_EXERCISE DIRECTIONS_.
Starting at the first line of the listing below, repeat each line up to and including the one containing "const halfMaxLevel = 3.955;". Leave out pictures.

_DATA EXTRACT_.
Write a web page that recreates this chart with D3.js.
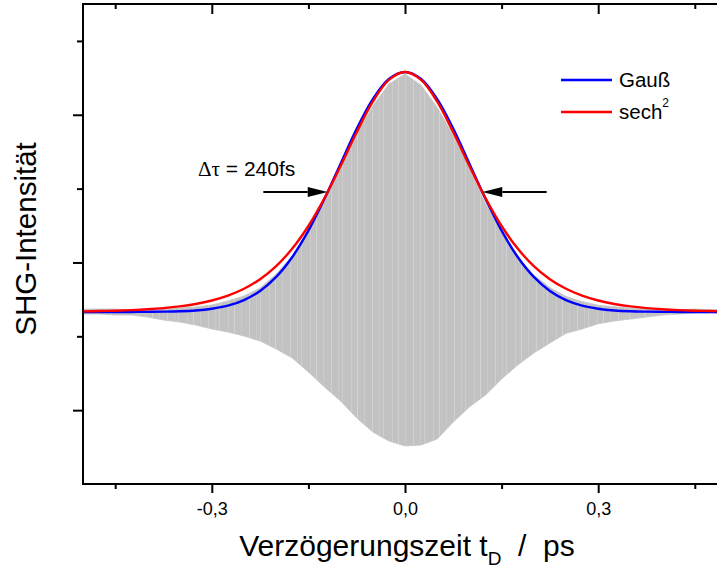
<!DOCTYPE html>
<html>
<head>
<meta charset="utf-8">
<script src="https://cdn.jsdelivr.net/npm/d3@7"></script>
<style>
  html, body { margin: 0; padding: 0; background: #fff; }
  svg { display: block; font-family: "Liberation Sans", Arial, sans-serif; }
</style>
</head>
<body>
<svg id="chart" width="717" height="569"></svg>
<script>
// Delay grid (ps) on which the measured envelopes and the fits are listed
const delayPs = [-0.5, -0.475, -0.45, -0.425, -0.4, -0.375, -0.35, -0.325, -0.3, -0.275,
  -0.25, -0.225, -0.2, -0.175, -0.15, -0.125, -0.1, -0.075, -0.05, -0.025, 0,
  0.025, 0.05, 0.075, 0.1, 0.125, 0.15, 0.175, 0.2, 0.225, 0.25,
  0.275, 0.3, 0.325, 0.35, 0.375, 0.4, 0.425, 0.45, 0.475, 0.5];

// Interferometric SHG trace: upper and lower fringe envelopes (arb. units)
const signalUpper = [2.370, 2.370, 2.370, 2.356, 2.370, 2.370, 2.383, 2.397, 2.424, 2.478,
  2.546, 2.654, 2.844, 3.087, 3.412, 3.819, 4.279, 4.739, 5.119, 5.416, 5.552,
  5.400, 5.100, 4.720, 4.270, 3.800, 3.400, 3.070, 2.830, 2.660, 2.540,
  2.470, 2.420, 2.400, 2.380, 2.370, 2.370, 2.360, 2.370, 2.360, 2.360];
const signalLower = [2.302, 2.302, 2.288, 2.288, 2.261, 2.221, 2.194, 2.153, 2.099, 2.058,
  2.004, 1.936, 1.828, 1.706, 1.517, 1.313, 1.124, 0.894, 0.704, 0.582, 0.515,
  0.528, 0.609, 0.840, 1.043, 1.205, 1.422, 1.611, 1.774, 1.909, 2.040,
  2.100, 2.170, 2.207, 2.234, 2.261, 2.288, 2.302, 2.315, 2.315, 2.315];

// Fitted envelopes (arb. units)
const gaussFit = [2.330, 2.330, 2.330, 2.330, 2.331, 2.334, 2.339, 2.350, 2.373, 2.415,
  2.490, 2.614, 2.804, 3.074, 3.430, 3.862, 4.338, 4.809, 5.211, 5.484, 5.580,
  5.484, 5.211, 4.809, 4.338, 3.862, 3.430, 3.074, 2.804, 2.614, 2.490,
  2.415, 2.373, 2.350, 2.339, 2.334, 2.331, 2.330, 2.330, 2.330, 2.330];
const sechFit = [2.338, 2.342, 2.347, 2.355, 2.366, 2.382, 2.405, 2.438, 2.485, 2.551,
  2.644, 2.774, 2.951, 3.188, 3.494, 3.872, 4.307, 4.763, 5.178, 5.473, 5.580,
  5.473, 5.178, 4.763, 4.307, 3.872, 3.494, 3.188, 2.951, 2.774, 2.644,
  2.551, 2.485, 2.438, 2.405, 2.382, 2.366, 2.355, 2.347, 2.342, 2.338];

// Pulse width annotation (FWHM in ps) and the level of half maximum
const fwhmPs = 0.24;
const halfMaxLevel = 3.955;

// Axis ticks
const xMajorTicks = [-0.3, 0, 0.3];
const xMinorTicks = [-0.45, -0.15, 0.15, 0.45];
const yMajorTicks = [1, 3, 5];
const yMinorTicks = [2, 4, 6];

const legendItems = [
  { label: "Gauß", sup: "", color: "#0000ff" },
  { label: "sech", sup: "2", color: "#ff0000" }
];

const svg = d3.select("#chart");
const plot = { left: 83, right: 727, top: 4, bottom: 484 };

const x = d3.scaleLinear().domain([-0.5, 0.5]).range([plot.left, plot.right]);
const y = d3.scaleLinear().domain([0, 6.5]).range([plot.bottom, plot.top]);

const defs = svg.append("defs");
defs.append("clipPath").attr("id", "plotClip")
  .append("rect")
  .attr("x", plot.left).attr("y", plot.top)
  .attr("width", plot.right - plot.left).attr("height", plot.bottom - plot.top);

// faint vertical streaks of the densely sampled fringes
const streaks = defs.append("pattern").attr("id", "fringes")
  .attr("patternUnits", "userSpaceOnUse")
  .attr("width", 41).attr("height", 600);
streaks.append("rect").attr("width", 41).attr("height", 600).attr("fill", "#c2c2c2");
[[3, 0.55], [10, 0.3], [14, 0.45], [23, 0.35], [29, 0.6], [36, 0.3]].forEach(([sx, op]) => {
  streaks.append("rect").attr("x", sx).attr("width", 1).attr("height", 600)
    .attr("fill", "#dedede").attr("opacity", op);
});

const body = svg.append("g").attr("clip-path", "url(#plotClip)");

// grey fringe trace
const band = d3.area()
  .x((d, i) => x(delayPs[i]))
  .y0((d, i) => y(signalLower[i]))
  .y1((d, i) => y(signalUpper[i]));
body.append("path")
  .datum(delayPs)
  .attr("d", band)
  .attr("fill", "url(#fringes)")
  .attr("stroke", "#c4c4c4")
  .attr("stroke-width", 0.8);

// fit curves
const fitLine = vals => d3.line()
  .x((d, i) => x(delayPs[i]))
  .y((d, i) => y(vals[i]))
  .curve(d3.curveCatmullRom.alpha(0.5))(delayPs);

body.append("path").attr("d", fitLine(gaussFit))
  .attr("fill", "none").attr("stroke", "#0000ff").attr("stroke-width", 2.4);
body.append("path").attr("d", fitLine(sechFit))
  .attr("fill", "none").attr("stroke", "#ff0000").attr("stroke-width", 2.4);

// axes
const fmt = d3.formatLocale({ decimal: ",", thousands: ".", grouping: [3], currency: ["", ""], minus: "-" }).format(".1f");

function styleAxis(g) {
  g.selectAll(".domain").remove();
  g.selectAll(".tick line").attr("stroke", "#000").attr("stroke-width", 2);
  g.selectAll(".tick text").attr("fill", "#000");
}

// bottom
svg.append("g").attr("transform", `translate(0,${plot.bottom})`)
  .call(d3.axisBottom(x).tickValues(xMajorTicks).tickSize(9).tickPadding(9).tickFormat(fmt))
  .call(styleAxis)
  .call(g => g.selectAll(".tick text").attr("font-size", 18).attr("font-family", "Liberation Sans, Arial, sans-serif"));
svg.append("g").attr("transform", `translate(0,${plot.bottom})`)
  .call(d3.axisBottom(x).tickValues(xMinorTicks).tickSize(5).tickFormat(""))
  .call(styleAxis);
// top (inward)
svg.append("g").attr("transform", `translate(0,${plot.top})`)
  .call(d3.axisBottom(x).tickValues(xMajorTicks).tickSize(10).tickFormat(""))
  .call(styleAxis);
svg.append("g").attr("transform", `translate(0,${plot.top})`)
  .call(d3.axisBottom(x).tickValues(xMinorTicks).tickSize(5).tickFormat(""))
  .call(styleAxis);
// left
svg.append("g").attr("transform", `translate(${plot.left},0)`)
  .call(d3.axisLeft(y).tickValues(yMajorTicks).tickSize(10).tickFormat(""))
  .call(styleAxis);
svg.append("g").attr("transform", `translate(${plot.left},0)`)
  .call(d3.axisLeft(y).tickValues(yMinorTicks).tickSize(6).tickFormat(""))
  .call(styleAxis);

// frame
svg.append("rect")
  .attr("x", plot.left).attr("y", plot.top)
  .attr("width", plot.right - plot.left).attr("height", plot.bottom - plot.top)
  .attr("fill", "none").attr("stroke", "#000").attr("stroke-width", 2);

// axis titles
const xt = svg.append("text")
  .attr("x", 407).attr("y", 556)
  .attr("text-anchor", "middle")
  .attr("font-size", 30)
  .attr("fill", "#000");
xt.append("tspan").text("Verzögerungszeit t");
xt.append("tspan").attr("font-size", 19).attr("dy", 9).text("D");
xt.append("tspan").attr("dy", -9).attr("xml:space", "preserve").text("  /  ps");

svg.append("text")
  .attr("transform", "translate(36,239) rotate(-90)")
  .attr("text-anchor", "middle")
  .attr("font-size", 29.5)
  .attr("fill", "#000")
  .text("SHG-Intensität");

// legend
const leg = svg.append("g");
legendItems.forEach((d, i) => {
  const yy = 80 + i * 32;
  leg.append("line")
    .attr("x1", 561).attr("x2", 612).attr("y1", yy).attr("y2", yy)
    .attr("stroke", d.color).attr("stroke-width", 2.4);
  const t = leg.append("text").attr("x", 619).attr("y", yy + 7)
    .attr("font-size", 20.5).attr("fill", "#000");
  t.append("tspan").text(d.label);
  if (d.sup) t.append("tspan").attr("font-size", 12).attr("dy", -12).text(d.sup);
});

// FWHM annotation with arrows pointing at the half-maximum crossings
const arrowY = y(halfMaxLevel);
const drawArrow = (fromT, toT) => {
  const x0 = x(fromT), x1 = x(toT);
  const dir = Math.sign(x1 - x0);
  const headLen = 20, headHalf = 5;
  svg.append("line")
    .attr("x1", x0).attr("x2", x1 - dir * headLen)
    .attr("y1", arrowY).attr("y2", arrowY)
    .attr("stroke", "#000").attr("stroke-width", 2);
  svg.append("path")
    .attr("d", `M${x1},${arrowY} L${x1 - dir * headLen},${arrowY - headHalf} L${x1 - dir * headLen},${arrowY + headHalf} Z`)
    .attr("fill", "#000");
};
drawArrow(-fwhmPs / 2 - 0.1, -fwhmPs / 2);
drawArrow(fwhmPs / 2 + 0.1, fwhmPs / 2);

const ann = svg.append("text").attr("x", 198).attr("y", 176)
  .attr("font-size", 21).attr("fill", "#000");
ann.append("tspan").attr("font-family", "Liberation Serif, Times New Roman, serif").text("Δτ");
ann.append("tspan").attr("xml:space", "preserve").text(` = ${Math.round(fwhmPs * 1000)}fs`);
</script>
</body>
</html>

_TASK ANSWER_.
Write a web page that recreates this chart with D3.js.
<!DOCTYPE html>
<html>
<head>
<meta charset="utf-8">
<script src="https://cdn.jsdelivr.net/npm/d3@7"></script>
<style>
  html, body { margin: 0; padding: 0; background: #fff; }
  svg { display: block; font-family: "Liberation Sans", Arial, sans-serif; }
</style>
</head>
<body>
<svg id="chart" width="717" height="569"></svg>
<script>
// Delay grid (ps) on which the measured envelopes and the fits are listed
const delayPs = [-0.5, -0.475, -0.45, -0.425, -0.4, -0.375, -0.35, -0.325, -0.3, -0.275,
  -0.25, -0.225, -0.2, -0.175, -0.15, -0.125, -0.1, -0.075, -0.05, -0.025, 0,
  0.025, 0.05, 0.075, 0.1, 0.125, 0.15, 0.175, 0.2, 0.225, 0.25,
  0.275, 0.3, 0.325, 0.35, 0.375, 0.4, 0.425, 0.45, 0.475, 0.5];

// Interferometric SHG trace: upper and lower fringe envelopes (arb. units)
const signalUpper = [2.370, 2.370, 2.370, 2.356, 2.370, 2.370, 2.383, 2.397, 2.424, 2.478,
  2.546, 2.654, 2.844, 3.087, 3.412, 3.819, 4.279, 4.739, 5.119, 5.416, 5.552,
  5.400, 5.100, 4.720, 4.270, 3.800, 3.400, 3.070, 2.830, 2.660, 2.540,
  2.470, 2.420, 2.400, 2.380, 2.370, 2.370, 2.360, 2.370, 2.360, 2.360];
const signalLower = [2.302, 2.302, 2.288, 2.288, 2.261, 2.221, 2.194, 2.153, 2.099, 2.058,
  2.004, 1.936, 1.828, 1.706, 1.517, 1.313, 1.124, 0.894, 0.704, 0.582, 0.515,
  0.528, 0.609, 0.840, 1.043, 1.205, 1.422, 1.611, 1.774, 1.909, 2.040,
  2.100, 2.170, 2.207, 2.234, 2.261, 2.288, 2.302, 2.315, 2.315, 2.315];

// Fitted envelopes (arb. units)
const gaussFit = [2.330, 2.330, 2.330, 2.330, 2.331, 2.334, 2.339, 2.350, 2.373, 2.415,
  2.490, 2.614, 2.804, 3.074, 3.430, 3.862, 4.338, 4.809, 5.211, 5.484, 5.580,
  5.484, 5.211, 4.809, 4.338, 3.862, 3.430, 3.074, 2.804, 2.614, 2.490,
  2.415, 2.373, 2.350, 2.339, 2.334, 2.331, 2.330, 2.330, 2.330, 2.330];
const sechFit = [2.338, 2.342, 2.347, 2.355, 2.366, 2.382, 2.405, 2.438, 2.485, 2.551,
  2.644, 2.774, 2.951, 3.188, 3.494, 3.872, 4.307, 4.763, 5.178, 5.473, 5.580,
  5.473, 5.178, 4.763, 4.307, 3.872, 3.494, 3.188, 2.951, 2.774, 2.644,
  2.551, 2.485, 2.438, 2.405, 2.382, 2.366, 2.355, 2.347, 2.342, 2.338];

// Pulse width annotation (FWHM in ps) and the level of half maximum
const fwhmPs = 0.24;
const halfMaxLevel = 3.955;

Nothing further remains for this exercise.